▶ _What to work on_: Below are records; please write out exactly the lines from the first line through the line containing "(timx.east -| tc.west);", with no pictures.

▶ _Recorded information_:
--- BEGIN ---
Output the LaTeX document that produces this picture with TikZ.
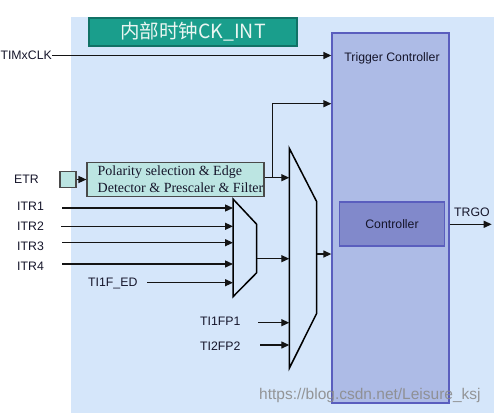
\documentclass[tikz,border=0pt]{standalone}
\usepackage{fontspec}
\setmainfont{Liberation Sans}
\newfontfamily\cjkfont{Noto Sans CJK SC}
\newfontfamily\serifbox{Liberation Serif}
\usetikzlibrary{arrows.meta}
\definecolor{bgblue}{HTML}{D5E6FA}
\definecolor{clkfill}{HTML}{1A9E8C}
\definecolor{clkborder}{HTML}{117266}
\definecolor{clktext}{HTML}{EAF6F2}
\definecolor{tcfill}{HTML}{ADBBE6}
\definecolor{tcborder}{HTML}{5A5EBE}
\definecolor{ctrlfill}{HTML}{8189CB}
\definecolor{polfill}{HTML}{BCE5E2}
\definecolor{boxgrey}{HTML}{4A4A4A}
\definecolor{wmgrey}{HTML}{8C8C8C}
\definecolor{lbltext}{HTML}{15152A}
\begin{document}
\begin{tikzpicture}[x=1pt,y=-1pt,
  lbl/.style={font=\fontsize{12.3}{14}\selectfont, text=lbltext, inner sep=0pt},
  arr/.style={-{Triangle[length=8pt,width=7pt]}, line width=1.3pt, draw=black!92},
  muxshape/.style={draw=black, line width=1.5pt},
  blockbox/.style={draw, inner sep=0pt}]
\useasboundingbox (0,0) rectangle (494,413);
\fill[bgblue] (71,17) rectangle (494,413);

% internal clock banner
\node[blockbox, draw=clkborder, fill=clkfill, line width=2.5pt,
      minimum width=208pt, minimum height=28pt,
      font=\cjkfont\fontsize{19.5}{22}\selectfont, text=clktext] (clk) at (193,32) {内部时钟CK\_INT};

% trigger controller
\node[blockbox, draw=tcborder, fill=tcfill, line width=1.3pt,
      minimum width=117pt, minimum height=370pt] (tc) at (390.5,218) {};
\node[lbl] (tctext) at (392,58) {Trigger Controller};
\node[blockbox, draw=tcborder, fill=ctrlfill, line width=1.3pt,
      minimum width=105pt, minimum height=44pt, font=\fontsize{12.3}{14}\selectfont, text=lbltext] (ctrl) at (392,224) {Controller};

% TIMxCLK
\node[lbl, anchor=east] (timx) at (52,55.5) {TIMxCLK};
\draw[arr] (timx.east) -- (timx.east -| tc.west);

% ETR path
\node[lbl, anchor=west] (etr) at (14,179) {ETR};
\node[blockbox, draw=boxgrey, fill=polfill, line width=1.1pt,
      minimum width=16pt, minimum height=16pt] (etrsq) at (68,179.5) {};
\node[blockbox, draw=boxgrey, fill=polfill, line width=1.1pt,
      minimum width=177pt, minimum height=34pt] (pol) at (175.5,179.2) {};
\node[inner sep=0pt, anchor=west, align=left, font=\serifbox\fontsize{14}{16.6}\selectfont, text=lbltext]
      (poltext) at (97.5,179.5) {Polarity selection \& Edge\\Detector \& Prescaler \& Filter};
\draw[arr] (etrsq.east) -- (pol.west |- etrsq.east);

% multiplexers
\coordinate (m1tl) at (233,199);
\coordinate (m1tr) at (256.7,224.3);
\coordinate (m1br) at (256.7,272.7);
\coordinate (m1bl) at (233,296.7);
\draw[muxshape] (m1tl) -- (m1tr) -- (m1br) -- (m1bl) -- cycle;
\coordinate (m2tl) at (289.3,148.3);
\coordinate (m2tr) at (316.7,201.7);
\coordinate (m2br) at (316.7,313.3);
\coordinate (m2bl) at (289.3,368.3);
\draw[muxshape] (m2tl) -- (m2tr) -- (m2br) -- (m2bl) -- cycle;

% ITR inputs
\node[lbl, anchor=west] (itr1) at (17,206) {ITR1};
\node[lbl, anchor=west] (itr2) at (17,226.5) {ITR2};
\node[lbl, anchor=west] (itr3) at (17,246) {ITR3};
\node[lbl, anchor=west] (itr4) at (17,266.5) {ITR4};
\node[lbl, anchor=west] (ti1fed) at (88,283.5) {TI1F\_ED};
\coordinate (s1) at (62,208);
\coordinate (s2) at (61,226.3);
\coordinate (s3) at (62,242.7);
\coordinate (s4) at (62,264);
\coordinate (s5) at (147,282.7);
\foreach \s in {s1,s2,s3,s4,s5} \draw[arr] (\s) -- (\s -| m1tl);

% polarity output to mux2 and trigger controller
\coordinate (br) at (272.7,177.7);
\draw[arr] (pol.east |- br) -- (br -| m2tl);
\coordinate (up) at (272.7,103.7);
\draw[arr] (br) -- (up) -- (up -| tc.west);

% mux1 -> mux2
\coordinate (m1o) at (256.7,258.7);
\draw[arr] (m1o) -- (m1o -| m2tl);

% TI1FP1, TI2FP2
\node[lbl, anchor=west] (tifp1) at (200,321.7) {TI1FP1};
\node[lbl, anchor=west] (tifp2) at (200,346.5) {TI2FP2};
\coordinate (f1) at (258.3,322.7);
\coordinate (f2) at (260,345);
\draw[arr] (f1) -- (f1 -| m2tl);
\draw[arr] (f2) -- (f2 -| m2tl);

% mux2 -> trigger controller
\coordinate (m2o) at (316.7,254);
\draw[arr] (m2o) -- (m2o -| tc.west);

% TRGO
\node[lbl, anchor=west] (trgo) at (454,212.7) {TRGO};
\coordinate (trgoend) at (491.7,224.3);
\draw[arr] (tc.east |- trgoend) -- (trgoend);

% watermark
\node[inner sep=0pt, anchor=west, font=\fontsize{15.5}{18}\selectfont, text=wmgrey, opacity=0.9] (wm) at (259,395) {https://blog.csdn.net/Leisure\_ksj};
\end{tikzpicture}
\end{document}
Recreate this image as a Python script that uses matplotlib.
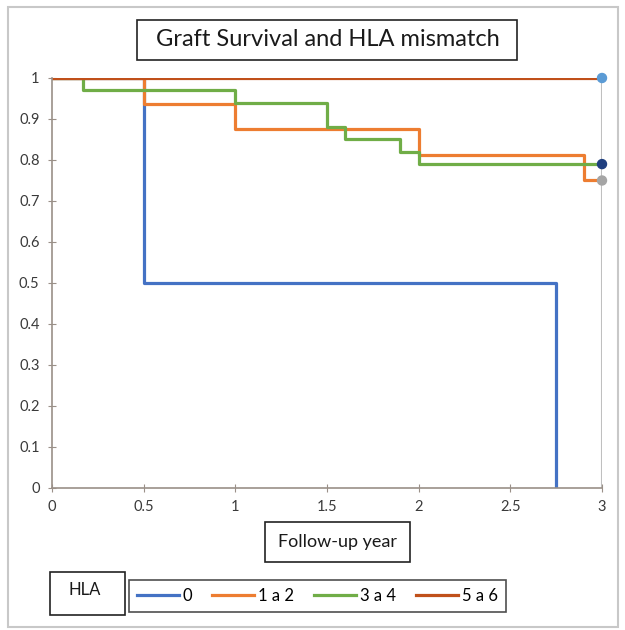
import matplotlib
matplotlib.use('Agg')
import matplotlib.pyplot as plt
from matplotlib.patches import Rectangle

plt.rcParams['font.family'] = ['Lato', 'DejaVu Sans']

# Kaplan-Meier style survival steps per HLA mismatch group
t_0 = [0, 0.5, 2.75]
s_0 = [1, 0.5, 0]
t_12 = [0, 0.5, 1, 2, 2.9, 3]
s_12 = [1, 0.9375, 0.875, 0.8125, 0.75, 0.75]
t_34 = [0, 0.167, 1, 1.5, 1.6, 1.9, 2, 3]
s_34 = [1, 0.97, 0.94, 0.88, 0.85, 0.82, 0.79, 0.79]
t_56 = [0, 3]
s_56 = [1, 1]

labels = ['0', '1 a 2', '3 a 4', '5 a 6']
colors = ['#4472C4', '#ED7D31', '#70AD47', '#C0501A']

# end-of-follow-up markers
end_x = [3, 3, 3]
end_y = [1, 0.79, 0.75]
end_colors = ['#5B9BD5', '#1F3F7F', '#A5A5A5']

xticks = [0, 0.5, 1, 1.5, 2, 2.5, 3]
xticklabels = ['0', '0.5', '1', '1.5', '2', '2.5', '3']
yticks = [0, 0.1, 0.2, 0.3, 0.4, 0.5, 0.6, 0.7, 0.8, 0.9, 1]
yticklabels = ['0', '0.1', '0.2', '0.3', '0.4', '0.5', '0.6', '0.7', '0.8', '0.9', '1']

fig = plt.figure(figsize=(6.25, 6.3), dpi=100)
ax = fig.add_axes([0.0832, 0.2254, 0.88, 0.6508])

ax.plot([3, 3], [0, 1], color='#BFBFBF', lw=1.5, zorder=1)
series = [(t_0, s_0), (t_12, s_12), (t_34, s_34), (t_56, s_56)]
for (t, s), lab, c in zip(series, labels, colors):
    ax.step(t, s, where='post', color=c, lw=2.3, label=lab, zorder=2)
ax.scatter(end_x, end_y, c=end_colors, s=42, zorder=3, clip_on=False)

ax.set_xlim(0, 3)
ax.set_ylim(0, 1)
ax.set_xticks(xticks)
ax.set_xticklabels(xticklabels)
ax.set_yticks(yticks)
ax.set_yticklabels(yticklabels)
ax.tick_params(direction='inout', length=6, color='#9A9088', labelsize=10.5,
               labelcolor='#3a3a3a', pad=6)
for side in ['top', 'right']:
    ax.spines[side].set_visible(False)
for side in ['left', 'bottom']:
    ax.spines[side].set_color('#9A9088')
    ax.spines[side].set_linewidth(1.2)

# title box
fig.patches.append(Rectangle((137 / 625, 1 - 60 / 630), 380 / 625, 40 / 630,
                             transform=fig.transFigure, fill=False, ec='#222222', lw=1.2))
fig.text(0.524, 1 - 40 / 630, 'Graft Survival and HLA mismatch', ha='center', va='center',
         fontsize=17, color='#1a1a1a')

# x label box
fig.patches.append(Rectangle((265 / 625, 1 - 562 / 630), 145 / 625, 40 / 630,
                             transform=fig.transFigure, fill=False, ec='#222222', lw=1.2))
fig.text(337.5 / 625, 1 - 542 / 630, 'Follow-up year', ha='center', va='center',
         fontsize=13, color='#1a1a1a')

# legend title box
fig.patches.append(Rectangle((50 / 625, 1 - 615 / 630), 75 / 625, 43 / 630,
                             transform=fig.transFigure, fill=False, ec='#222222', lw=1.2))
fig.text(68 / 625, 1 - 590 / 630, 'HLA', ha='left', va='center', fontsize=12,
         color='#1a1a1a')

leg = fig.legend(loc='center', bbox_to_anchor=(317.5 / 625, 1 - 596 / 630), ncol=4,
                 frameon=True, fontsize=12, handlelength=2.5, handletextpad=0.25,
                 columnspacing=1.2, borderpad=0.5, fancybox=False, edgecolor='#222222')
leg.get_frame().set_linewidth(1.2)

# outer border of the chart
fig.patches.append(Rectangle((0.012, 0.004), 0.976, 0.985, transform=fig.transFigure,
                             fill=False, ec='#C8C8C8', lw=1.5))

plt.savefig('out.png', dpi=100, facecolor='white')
--- END ---
▶ _Problem solution_:
Output the LaTeX document that produces this picture with TikZ.
\documentclass[tikz,border=0pt]{standalone}
\usepackage{fontspec}
\setmainfont{Liberation Sans}
\newfontfamily\cjkfont{Noto Sans CJK SC}
\newfontfamily\serifbox{Liberation Serif}
\usetikzlibrary{arrows.meta}
\definecolor{bgblue}{HTML}{D5E6FA}
\definecolor{clkfill}{HTML}{1A9E8C}
\definecolor{clkborder}{HTML}{117266}
\definecolor{clktext}{HTML}{EAF6F2}
\definecolor{tcfill}{HTML}{ADBBE6}
\definecolor{tcborder}{HTML}{5A5EBE}
\definecolor{ctrlfill}{HTML}{8189CB}
\definecolor{polfill}{HTML}{BCE5E2}
\definecolor{boxgrey}{HTML}{4A4A4A}
\definecolor{wmgrey}{HTML}{8C8C8C}
\definecolor{lbltext}{HTML}{15152A}
\begin{document}
\begin{tikzpicture}[x=1pt,y=-1pt,
  lbl/.style={font=\fontsize{12.3}{14}\selectfont, text=lbltext, inner sep=0pt},
  arr/.style={-{Triangle[length=8pt,width=7pt]}, line width=1.3pt, draw=black!92},
  muxshape/.style={draw=black, line width=1.5pt},
  blockbox/.style={draw, inner sep=0pt}]
\useasboundingbox (0,0) rectangle (494,413);
\fill[bgblue] (71,17) rectangle (494,413);

% internal clock banner
\node[blockbox, draw=clkborder, fill=clkfill, line width=2.5pt,
      minimum width=208pt, minimum height=28pt,
      font=\cjkfont\fontsize{19.5}{22}\selectfont, text=clktext] (clk) at (193,32) {内部时钟CK\_INT};

% trigger controller
\node[blockbox, draw=tcborder, fill=tcfill, line width=1.3pt,
      minimum width=117pt, minimum height=370pt] (tc) at (390.5,218) {};
\node[lbl] (tctext) at (392,58) {Trigger Controller};
\node[blockbox, draw=tcborder, fill=ctrlfill, line width=1.3pt,
      minimum width=105pt, minimum height=44pt, font=\fontsize{12.3}{14}\selectfont, text=lbltext] (ctrl) at (392,224) {Controller};

% TIMxCLK
\node[lbl, anchor=east] (timx) at (52,55.5) {TIMxCLK};
\draw[arr] (timx.east) -- (timx.east -| tc.west);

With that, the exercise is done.